Bruxelles accetterà che si possano eliminare, seppur forse non in maniera violenta, coloro i quali hanno anelato alla salvaguardia di questi principi?
È una strana politica quella delle democrazie occidentali sempre pronte ad isolare un despota quando questi non è più comodo, salvo poi prestare i propri servizi d’ordine pubblico rispondendo alla chiamata di burocrati di nuove e vecchie tirannie perché venga impedita un’elezione democratica in un paese dove il mondo politico subisce qualche scossone, come nel caso delle dimissioni dei ministri, ma l’apparato burocratico ne resta indenne lasciando presagire futuri regolamenti di conti che riportano alla memoria ben più cruente defezioni…
Mentre le pagine dei social network si riempiono di messaggi di protesta da parte dei cittadini romeni ai quali è stato negato il diritto al voto nelle più grandi città europee come Londra, Parigi e Vienna, i primi boatos in merito a possibili defezioni di personaggi ritenuti scomodi non si fanno attendere.
Come la mafia, anche le moderne dittature cambiano pelle e non vorremmo dover scoprire che dietro quei boatos, apparentemente frutto di malumori, debba celarsi una verità che, seppur con metodi diversi, sia preludio all’eliminazione di presunti nemici utilizzando sgherri del potere che ne determinino la morte civile, evitando di ricorrere ai sistemi alla Pol Pot che oggi finirebbero con il creare clamore e suscitare indignazione.

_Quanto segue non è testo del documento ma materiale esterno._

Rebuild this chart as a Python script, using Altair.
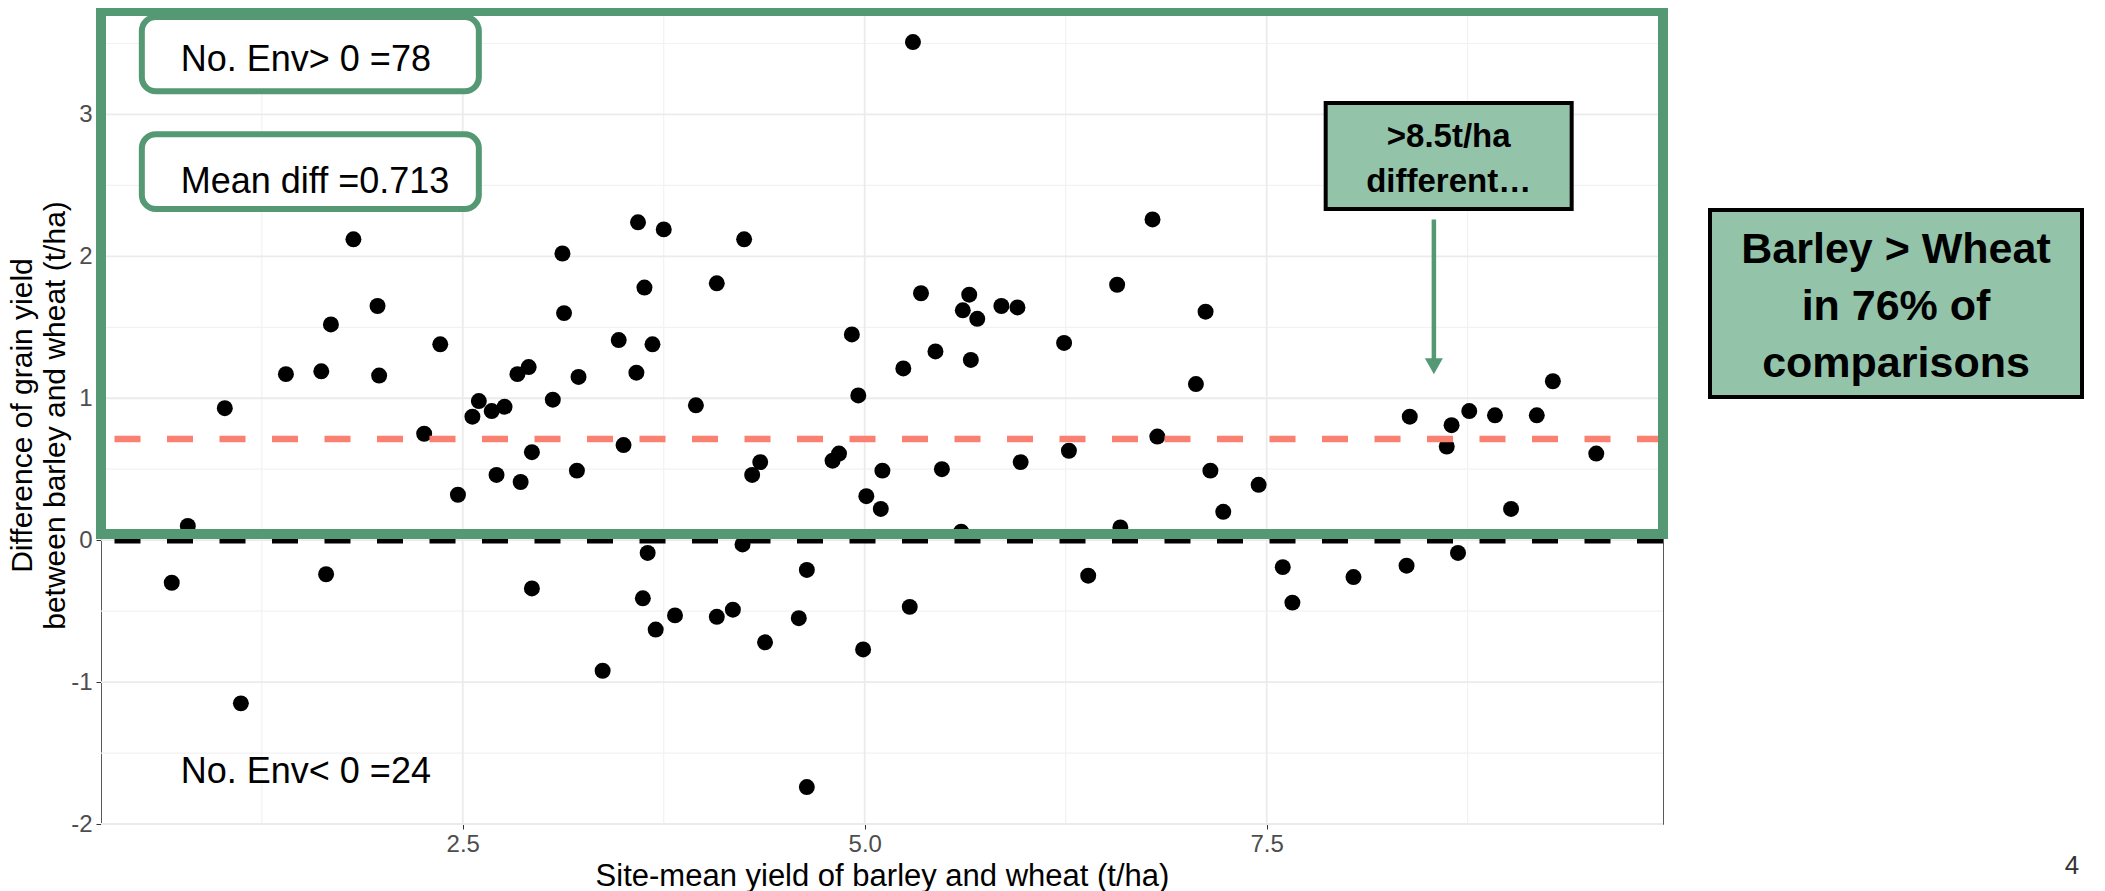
import altair as alt
import pandas as pd

# ---------------- data ----------------
site_mean = [
    0.79, 1.02, 1.40, 1.62, 1.68, 1.82, 1.97, 1.98, 2.26, 2.36,
    2.47, 2.56, 2.60, 2.68, 2.71, 2.76, 2.84, 2.86, 2.91, 2.93,
    3.06, 3.12, 3.13, 3.21, 3.22, 3.47, 3.50, 3.58, 3.59, 3.63,
    3.68, 3.75, 3.95, 4.08, 4.25, 4.30, 4.35, 4.80, 4.84, 4.92,
    4.96, 5.01, 5.10, 5.11, 5.24, 5.30, 5.35, 5.44, 5.48, 5.60,
    5.61, 5.65, 5.66, 5.70, 5.85, 5.95, 5.97, 6.24, 6.27, 6.57,
    6.59, 6.79, 6.82, 7.06, 7.12, 7.15, 7.23, 7.45, 8.39, 8.62,
    8.65, 8.76, 8.92, 9.02, 9.18, 9.28, 9.55,
    0.69, 1.12, 1.65, 2.93, 3.37, 3.62, 3.65, 3.70, 3.82, 4.08,
    4.18, 4.24, 4.38, 4.59, 4.64, 4.64, 4.99, 5.28, 6.39, 7.60,
    7.66, 8.04, 8.37, 8.69,
]
yield_diff = [
    0.10, 0.93, 1.17, 1.19, 1.52, 2.12, 1.65, 1.16, 0.75, 1.38,
    0.32, 0.87, 0.98, 0.91, 0.46, 0.94, 1.17, 0.41, 1.22, 0.62,
    0.99, 2.02, 1.60, 0.49, 1.15, 1.41, 0.67, 1.18, 2.24, 1.78,
    1.38, 2.19, 0.95, 1.81, 2.12, 0.46, 0.55, 0.56, 0.61, 1.45,
    1.02, 0.31, 0.22, 0.49, 1.21, 3.51, 1.74, 1.33, 0.50, 0.06,
    1.62, 1.73, 1.27, 1.56, 1.65, 1.64, 0.55, 1.39, 0.63, 1.80,
    0.09, 2.26, 0.73, 1.10, 1.61, 0.49, 0.20, 0.39, 0.87, 0.66,
    0.81, 0.91, 0.88, 0.22, 0.88, 1.12, 0.61,
    -0.30, -1.15, -0.24, -0.34, -0.92, -0.41, -0.09, -0.63, -0.53, -0.54,
    -0.49, -0.03, -0.72, -0.55, -0.21, -1.74, -0.77, -0.47, -0.25, -0.19,
    -0.44, -0.26, -0.18, -0.09,
]

mean_diff = 0.713
n_pos = 78
n_neg = 24

x_major = [2.5, 5.0, 7.5]
x_minor = [1.25, 3.75, 6.25, 8.75]
y_major = [-2, -1, 0, 1, 2, 3]
y_minor = [-1.5, -0.5, 0.5, 1.5, 2.5, 3.5]

x_title = "Site-mean yield of barley and wheat (t/ha)"
y_title = ["Difference of grain yield", "between barley and wheat (t/ha)"]
callout_text = ">8.5t/ha\ndifferent\u2026"
summary_text = "Barley > Wheat\nin 76% of\ncomparisons"
page_no = "4"

# ---------------- styling ----------------
X_DOMAIN = [0.25, 9.965]
Y_DOMAIN = [-2.0, 3.75]
W, H = 1562, 816
FONT = "Liberation Sans"
GREEN = "#549874"
LIGHT = "#93C4AA"

xscale = alt.Scale(domain=X_DOMAIN, nice=False, zero=False)
yscale = alt.Scale(domain=Y_DOMAIN, nice=False, zero=False)

xaxis = alt.Axis(
    values=x_major, labelExpr="format(datum.value, '.1f')", grid=False, domain=False,
    tickColor="#333333", tickSize=5, tickWidth=1,
    labelFont=FONT, labelFontSize=24, labelColor="#4D4D4D", labelPadding=3,
    title=x_title, titleFont=FONT, titleFontSize=31, titleFontWeight="normal",
    titleColor="#000000", titleX=W / 2, titleY=61, titleAlign="center",
    titleBaseline="alphabetic",
)
yaxis = alt.Axis(
    values=y_major, labelExpr="'' + datum.value", grid=False, domain=False,
    tickColor="#333333", tickSize=5, tickWidth=1,
    labelFont=FONT, labelFontSize=24, labelColor="#4D4D4D", labelPadding=4,
    title=y_title, titleFont=FONT, titleFontSize=30, titleFontWeight="normal",
    titleColor="#000000", titleAngle=270, titleX=-70, titleY=407,
    titleAlign="center", titleBaseline="alphabetic", titleLineHeight=33,
)


def ex(f):
    return alt.X(f + ":Q", scale=xscale, axis=xaxis)


def ey(f):
    return alt.Y(f + ":Q", scale=yscale, axis=yaxis)


pts = pd.DataFrame({"x": site_mean, "y": yield_diff})
one = pd.DataFrame({"a": [0]})

grid_x_minor = alt.Chart(pd.DataFrame({"x": x_minor})).mark_rule(
    color="#F2F2F2", strokeWidth=1.2).encode(x=ex("x"))
grid_y_minor = alt.Chart(pd.DataFrame({"y": y_minor})).mark_rule(
    color="#F2F2F2", strokeWidth=1.2).encode(y=ey("y"))
grid_x_major = alt.Chart(pd.DataFrame({"x": x_major})).mark_rule(
    color="#EBEBEB", strokeWidth=1.8).encode(x=ex("x"))
grid_y_major = alt.Chart(pd.DataFrame({"y": y_major})).mark_rule(
    color="#EBEBEB", strokeWidth=1.8).encode(y=ey("y"))

points = alt.Chart(pts).mark_circle(size=255, color="black", opacity=1).encode(
    x=ex("x"), y=ey("y"))

zero_line = alt.Chart(pd.DataFrame({"y": [0]})).mark_rule(
    color="black", strokeWidth=6.5, strokeDash=[26, 26.5]).encode(y=ey("y"))
mean_line = alt.Chart(pd.DataFrame({"y": [mean_diff]})).mark_rule(
    color="#FA8072", strokeWidth=6.5, strokeDash=[26, 26.5]).encode(y=ey("y"))

neg_text = alt.Chart(pd.DataFrame({"x": [0.746], "y": [-1.712],
                                   "t": [f"No. Env< 0 ={n_neg}"]})).mark_text(
    align="left", baseline="alphabetic", font=FONT, fontSize=36, color="black"
).encode(x=ex("x"), y=ey("y"), text="t:N")

frame = alt.Chart(one).mark_rect(fillOpacity=0, stroke=GREEN, strokeWidth=10).encode(
    x=alt.value(0), x2=alt.value(W), y=alt.value(0), y2=alt.value(526))
frame_top = alt.Chart(one).mark_rect(color=GREEN).encode(
    x=alt.value(-5), x2=alt.value(W + 5), y=alt.value(0), y2=alt.value(8))

boxes = alt.Chart(pd.DataFrame({
    "x1": [0.504, 0.504], "x2": [2.600, 2.600],
    "y1": [3.164, 2.333], "y2": [3.686, 2.861]})).mark_rect(
    fill="white", stroke=GREEN, strokeWidth=6, cornerRadius=14).encode(
    x=ex("x1"), x2="x2:Q", y=ey("y1"), y2="y2:Q")
box_text = alt.Chart(pd.DataFrame({
    "x": [0.746, 0.746], "y": [3.305, 2.445],
    "t": [f"No. Env> 0 ={n_pos}", f"Mean diff ={mean_diff}"]})).mark_text(
    align="left", baseline="alphabetic", font=FONT, fontSize=36, color="black"
).encode(x=ex("x"), y=ey("y"), text="t:N")

callout_box = alt.Chart(pd.DataFrame({
    "x1": [7.867], "x2": [9.397], "y1": [2.333], "y2": [3.080]})).mark_rect(
    fill=LIGHT, stroke="black", strokeWidth=4).encode(
    x=ex("x1"), x2="x2:Q", y=ey("y1"), y2="y2:Q")
callout = alt.Chart(pd.DataFrame({"x": [8.632], "y": [2.772], "t": [callout_text]})).mark_text(
    align="center", baseline="alphabetic", font=FONT, fontSize=33, fontWeight="bold",
    lineBreak="\n", lineHeight=45, color="black").encode(x=ex("x"), y=ey("y"), text="t:N")
arrow = alt.Chart(pd.DataFrame({"x": [8.54], "y1": [2.26], "y2": [1.23]})).mark_rule(
    color=GREEN, strokeWidth=4.5).encode(x=ex("x"), y=ey("y1"), y2="y2:Q")
arrow_head = alt.Chart(pd.DataFrame({"x": [8.54], "y": [1.226]})).mark_point(
    shape="M-1,-0.89L1,-0.89L0,0.89Z", filled=True, size=324, color=GREEN, opacity=1
).encode(x=ex("x"), y=ey("y"))

summary_box = alt.Chart(one).mark_rect(fill=LIGHT, stroke="black", strokeWidth=4).encode(
    x=alt.value(1609), x2=alt.value(1981), y=alt.value(202), y2=alt.value(389))
summary = alt.Chart(one).mark_text(
    align="center", baseline="alphabetic", font=FONT, fontSize=43, fontWeight="bold",
    lineBreak="\n", lineHeight=57, color="black").encode(
    x=alt.value(1795), y=alt.value(255), text=alt.value(summary_text))

page = alt.Chart(one).mark_text(
    align="center", baseline="alphabetic", font=FONT, fontSize=26, color="#333333").encode(
    x=alt.value(1971), y=alt.value(866), text=alt.value(page_no))

chart = alt.layer(
    grid_x_minor, grid_y_minor, grid_x_major, grid_y_major,
    points, zero_line, mean_line, neg_text,
    frame, frame_top, boxes, box_text,
    callout_box, callout, arrow, arrow_head,
    summary_box, summary, page,
).properties(
    width=W, height=H,
    padding={"left": 93, "top": 0, "right": 430, "bottom": 67},
    autosize=alt.AutoSizeParams(type="none"),
    background="white",
).configure_view(stroke="#595959", strokeWidth=1)

chart.save("out.html", embed_options={"renderer": "svg", "actions": False})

Contesti dai quali comunque la storia della Romania non può certo dirsi avulsa.
Una visione delle nuove dittature che Alexis De Tocqueville nel suo ‘De la démocratie en Amerique’ aveva già anticipato nel lontano 1840:
“Non è raro allora vedere sulla vasta scena del mondo delle moltitudini rappresentate da pochi uomini che parlano in nome di una folla assente o disattenta, che agiscono in mezzo all’universale immobilità disponendo a capriccio di ogni cosa: cambiando leggi e tiranneggiando a loro piacimento sui costumi; tanto che non si può fare a meno di rimanere stupefatti nel vedere in che mani indegne e deboli possa cadere un grande popolo”.